# Moving abroad with a criminal record?



## tscout

Hi guys, firstly let me mention that I have searched the forums and read everything that I have come across however I’m really looking for first hand examples of people who have successfully moved abroad despite having a criminal record.

I have several UK police cautions, one from this year and the others well over a decade ago. They are mostly for being involved in fights that ensued during nights out. I was often picked on due to being “alternative” and never responded well. The most recent one was for an act of criminal damage. I am not proud of any of these things so wish to avoid a further judgement for my actions. I’m well aware that my actions were wrong.

The thing with formal cautions in the UK is that they are not technically a conviction, yet they sit on your record for 5 years. After which the details are deleted, however a police clearance check necessary for a visa will return “no live trace” indicating that there are no current details of any crimes committed but that you have indeed had some kind of trouble with the law previously. I think most countries understand this and usually the immigration department will request supporting documents to provide clarity of the previous incidents.

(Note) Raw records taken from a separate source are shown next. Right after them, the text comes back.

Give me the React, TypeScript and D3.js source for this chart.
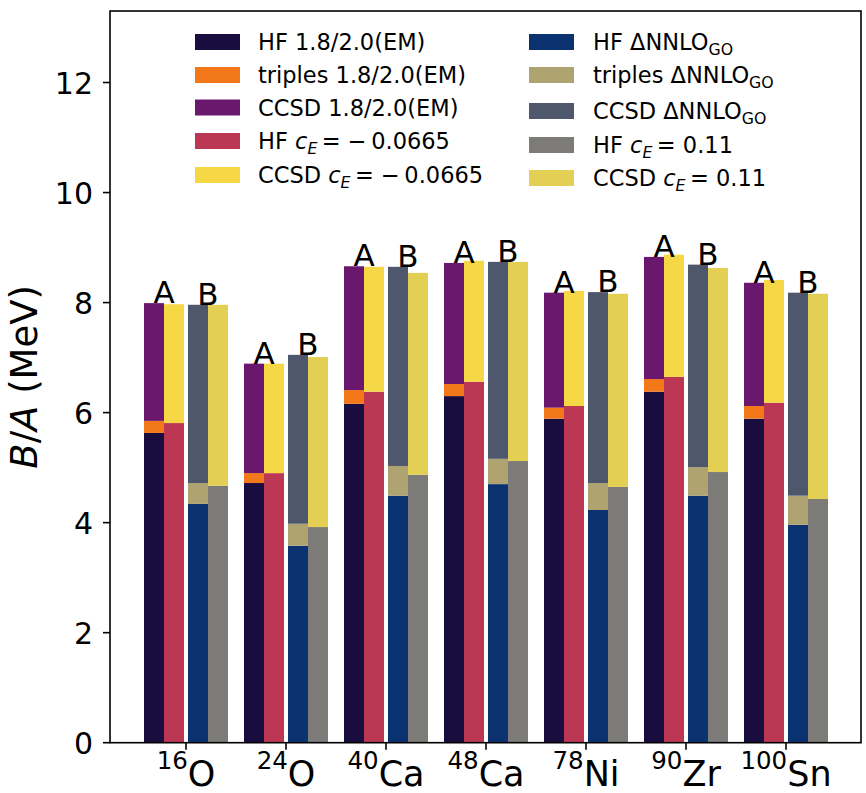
import React from "react";
import * as d3 from "d3";

const nuclei = [
  { mass: "16", sym: "O" },
  { mass: "24", sym: "O" },
  { mass: "40", sym: "Ca" },
  { mass: "48", sym: "Ca" },
  { mass: "78", sym: "Ni" },
  { mass: "90", sym: "Zr" },
  { mass: "100", sym: "Sn" },
];

// Interaction A: 1.8/2.0(EM)
const hfEM = [5.63, 4.72, 6.16, 6.3, 5.89, 6.38, 5.89];
const triplesEM = [0.22, 0.18, 0.25, 0.22, 0.2, 0.23, 0.23];
const ccsdEM = [2.14, 1.99, 2.25, 2.2, 2.09, 2.22, 2.24];
// Interaction A: c_E = -0.0665
const hfCeA = [5.81, 4.9, 6.38, 6.56, 6.12, 6.65, 6.18];
const ccsdCeA = [2.16, 1.99, 2.27, 2.2, 2.09, 2.22, 2.23];
// Interaction B: ΔNNLO_GO
const hfGO = [4.34, 3.58, 4.49, 4.7, 4.23, 4.49, 3.96];
const triplesGO = [0.38, 0.4, 0.54, 0.46, 0.49, 0.52, 0.53];
const ccsdGO = [3.24, 3.07, 3.62, 3.58, 3.47, 3.68, 3.69];
// Interaction B: c_E = 0.11
const hfCeB = [4.67, 3.92, 4.87, 5.12, 4.65, 4.92, 4.43];
const ccsdCeB = [3.29, 3.09, 3.67, 3.62, 3.51, 3.71, 3.73];

const yTicks = [0, 2, 4, 6, 8, 10, 12];

const C = {
  hfEM: "#190c3e",
  trEM: "#f37819",
  ccEM: "#6a176e",
  hfCeA: "#bc3754",
  ccCeA: "#f6d746",
  hfGO: "#0b3270",
  trGO: "#aea371",
  ccGO: "#4e576c",
  hfCeB: "#7c7b78",
  ccCeB: "#e4cf55",
};

const FONT = "DejaVu Sans, sans-serif";
const W = 866;
const H = 793;
const L = 110,
  R = 861,
  T = 11,
  B = 742.7;

const x = d3.scaleLinear().domain([-0.76, 6.75]).range([L, R]);
const y = d3.scaleLinear().domain([0, 13.3]).range([B, T]);

const barW = 0.2;

type Seg = { off: number; from: number; to: number; color: string };

function segments(i: number): Seg[] {
  const s: Seg[] = [];
  const a1 = hfEM[i],
    a2 = a1 + triplesEM[i],
    a3 = a2 + ccsdEM[i];
  s.push({ off: -0.32, from: 0, to: a1, color: C.hfEM });
  s.push({ off: -0.32, from: a1, to: a2, color: C.trEM });
  s.push({ off: -0.32, from: a2, to: a3, color: C.ccEM });
  const b1 = hfCeA[i],
    b2 = b1 + ccsdCeA[i];
  s.push({ off: -0.12, from: 0, to: b1, color: C.hfCeA });
  s.push({ off: -0.12, from: b1, to: b2, color: C.ccCeA });
  const c1 = hfGO[i],
    c2 = c1 + triplesGO[i],
    c3 = c2 + ccsdGO[i];
  s.push({ off: 0.12, from: 0, to: c1, color: C.hfGO });
  s.push({ off: 0.12, from: c1, to: c2, color: C.trGO });
  s.push({ off: 0.12, from: c2, to: c3, color: C.ccGO });
  const d1 = hfCeB[i],
    d2 = d1 + ccsdCeB[i];
  s.push({ off: 0.32, from: 0, to: d1, color: C.hfCeB });
  s.push({ off: 0.32, from: d1, to: d2, color: C.ccCeB });
  return s;
}

function CeLabel({ prefix, value }: { prefix: string; value: string }) {
  return (
    <>
      <tspan>{prefix} </tspan>
      <tspan fontStyle="italic">c</tspan>
      <tspan fontStyle="italic" fontSize="0.7em" dy="5">
        E
      </tspan>
      <tspan dy="-5">{"\u2009= " + value}</tspan>
    </>
  );
}

function GOLabel({ prefix }: { prefix: string }) {
  return (
    <>
      <tspan>{prefix} ΔNNLO</tspan>
      <tspan fontSize="0.7em" dy="5">
        GO
      </tspan>
    </>
  );
}

const leftLegend = [
  { color: C.hfEM, label: <tspan>HF 1.8/2.0(EM)</tspan> },
  { color: C.trEM, label: <tspan>triples 1.8/2.0(EM)</tspan> },
  { color: C.ccEM, label: <tspan>CCSD 1.8/2.0(EM)</tspan> },
  { color: C.hfCeA, label: <CeLabel prefix="HF" value={"\u2212\u20090.0665"} /> },
  { color: C.ccCeA, label: <CeLabel prefix="CCSD" value={"\u2212\u20090.0665"} /> },
];
const rightLegend = [
  { color: C.hfGO, label: <GOLabel prefix="HF" /> },
  { color: C.trGO, label: <GOLabel prefix="triples" /> },
  { color: C.ccGO, label: <GOLabel prefix="CCSD" /> },
  { color: C.hfCeB, label: <CeLabel prefix="HF" value="0.11" /> },
  { color: C.ccCeB, label: <CeLabel prefix="CCSD" value="0.11" /> },
];
const leftRowsY = [42, 75, 107.5, 141, 175];
const rightRowsY = [42, 75, 111, 145, 178];

export default function App() {
  return (
    <svg
      width={W}
      height={H}
      style={{ position: "absolute", left: 0, top: 0, background: "#fff" }}
      fontFamily={FONT}
    >
      <rect x={0} y={0} width={W} height={H} fill="#fff" />
      {nuclei.map((n, i) =>
        segments(i).map((s, j) => {
          const x0 = x(i + s.off - barW / 2);
          const x1 = x(i + s.off + barW / 2);
          return (
            <rect
              key={`${i}-${j}`}
              x={x0}
              y={y(s.to)}
              width={x1 - x0}
              height={y(s.from) - y(s.to)}
              fill={s.color}
            />
          );
        })
      )}
      {nuclei.map((n, i) => {
        const topA = hfEM[i] + triplesEM[i] + ccsdEM[i];
        const topB = hfGO[i] + triplesGO[i] + ccsdGO[i];
        return (
          <g key={"ab" + i} fontSize={31} textAnchor="middle" fill="#000">
            <text x={x(i - 0.22)} y={y(topA)}>
              A
            </text>
            <text x={x(i + 0.22)} y={y(topB)}>
              B
            </text>
          </g>
        );
      })}
      {/* spines */}
      <rect x={L} y={T} width={R - L} height={B - T} fill="none" stroke="#000" strokeWidth={1.6} />
      {/* y ticks */}
      {yTicks.map((t) => (
        <g key={"yt" + t}>
          <line x1={L - 7} x2={L} y1={y(t)} y2={y(t)} stroke="#000" strokeWidth={1.6} />
          <text x={L - 17} y={y(t) + 11} textAnchor="end" fontSize={30}>
            {t}
          </text>
        </g>
      ))}
      {/* x ticks */}
      {nuclei.map((n, i) => (
        <g key={"xt" + i}>
          <line x1={x(i)} x2={x(i)} y1={B} y2={B + 7} stroke="#000" strokeWidth={1.6} />
          <text x={x(i)} y={786} textAnchor="middle" fontSize={35}>
            <tspan fontSize="0.7em" dy="-17">
              {n.mass}
            </tspan>
            <tspan dy="17">{n.sym}</tspan>
          </text>
        </g>
      ))}
      {/* y label */}
      <text
        transform={`translate(37,${(T + B) / 2}) rotate(-90)`}
        textAnchor="middle"
        fontSize={37}
      >
        <tspan fontStyle="italic">B</tspan>
        <tspan>/</tspan>
        <tspan fontStyle="italic">A</tspan>
        <tspan> (MeV)</tspan>
      </text>
      {/* legend */}
      <g fontSize={22.5}>
        {leftLegend.map((l, k) => (
          <g key={"ll" + k}>
            <rect x={195} y={leftRowsY[k] - 8} width={45} height={16} fill={l.color} />
            <text x={258} y={leftRowsY[k] + 8}>
              {l.label}
            </text>
          </g>
        ))}
        {rightLegend.map((l, k) => (
          <g key={"rl" + k}>
            <rect x={529} y={rightRowsY[k] - 8} width={45} height={16} fill={l.color} />
            <text x={593} y={rightRowsY[k] + 8}>
              {l.label}
            </text>
          </g>
        ))}
      </g>
    </svg>
  );
}
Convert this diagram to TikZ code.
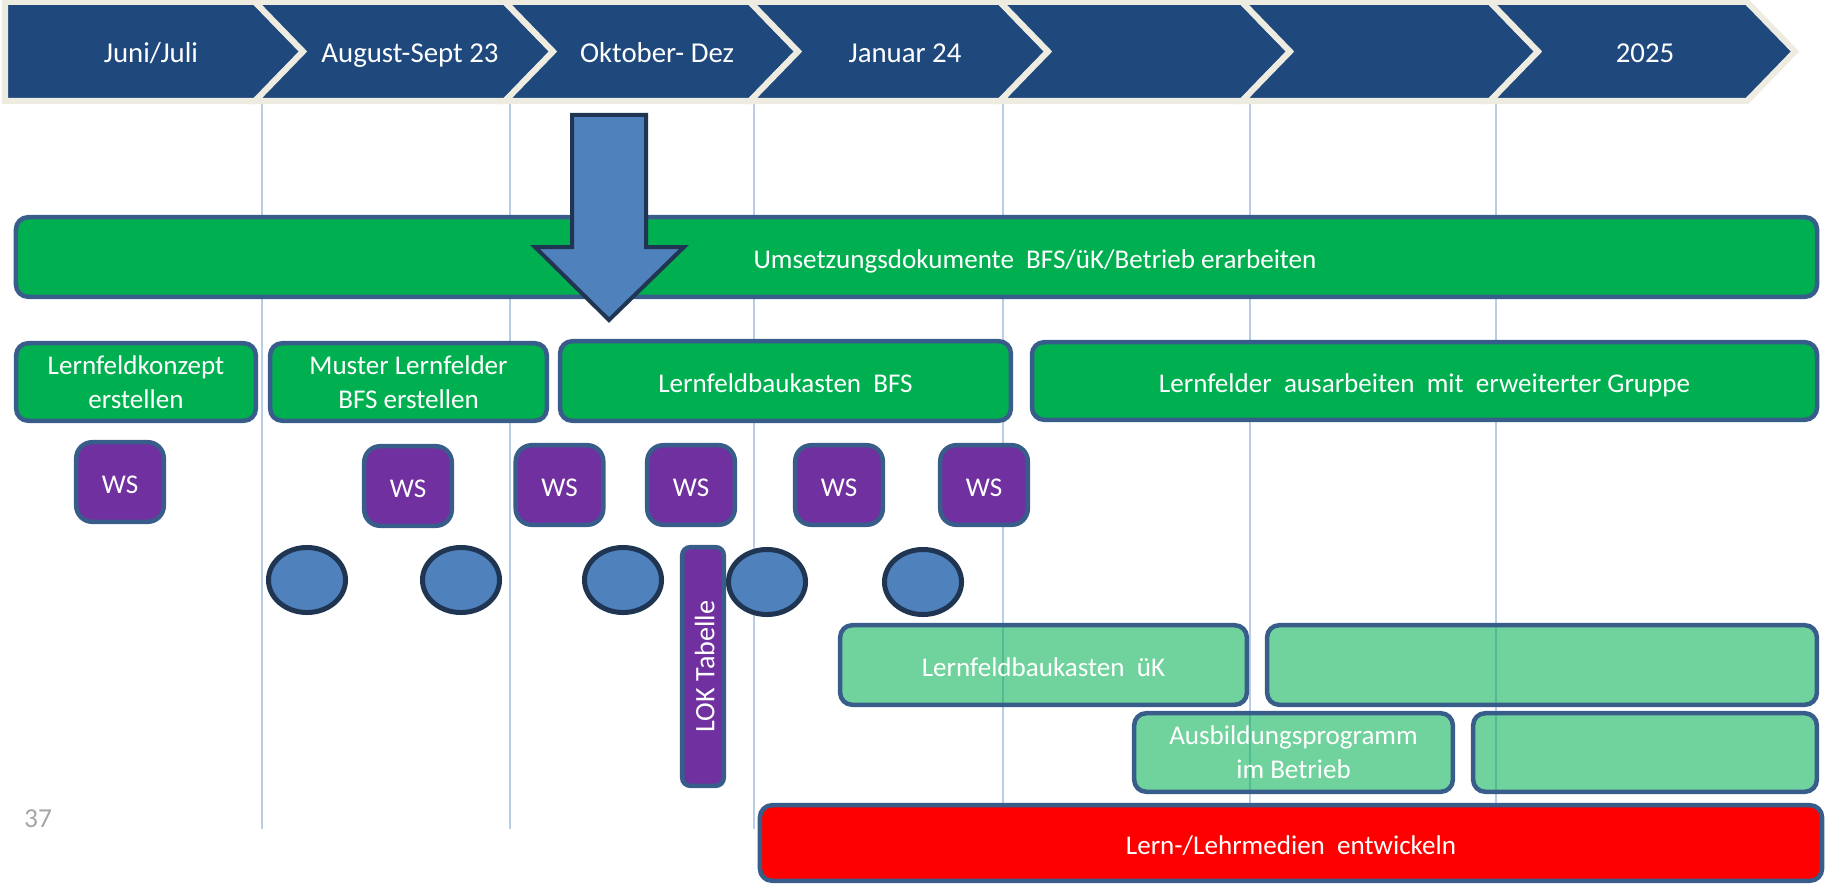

To keep things short, I am deeply unhappy in the UK and wish to move to South America in future. I have spent a lot of time there on tourist visas, know it well and am bilingual. I am terrified that this will not be a possibility based on my record. I’d really love to hear of anyone who has successfully moved abroad with a criminal record, to any country really. I just want to see what’s possible. Many thanks.


----------



## tscout

Anyone?


----------



## Bevdeforges

Give it a couple of days to a good week or so for someone to respond. We don't always have folks through here on a regular basis who match your particular requirements - and some of our "regulars" may only check the forums once a week or so.


----------



## LoggedIn

Hire a lawyer in the locale that you wish to migrate. Provide him/her with all the documentation that you have collected regarding your legal issues. Tell them to report to you the processes, what your chances are and how much to move forward.


----------



## maxxxyy

tscout said:


> Anyone?


Given that you are looking for something very specific, i.e. someone with a criminal record who has moved successfully to South America, I doubt you will find such a person here. Perhaps try reddit.


----------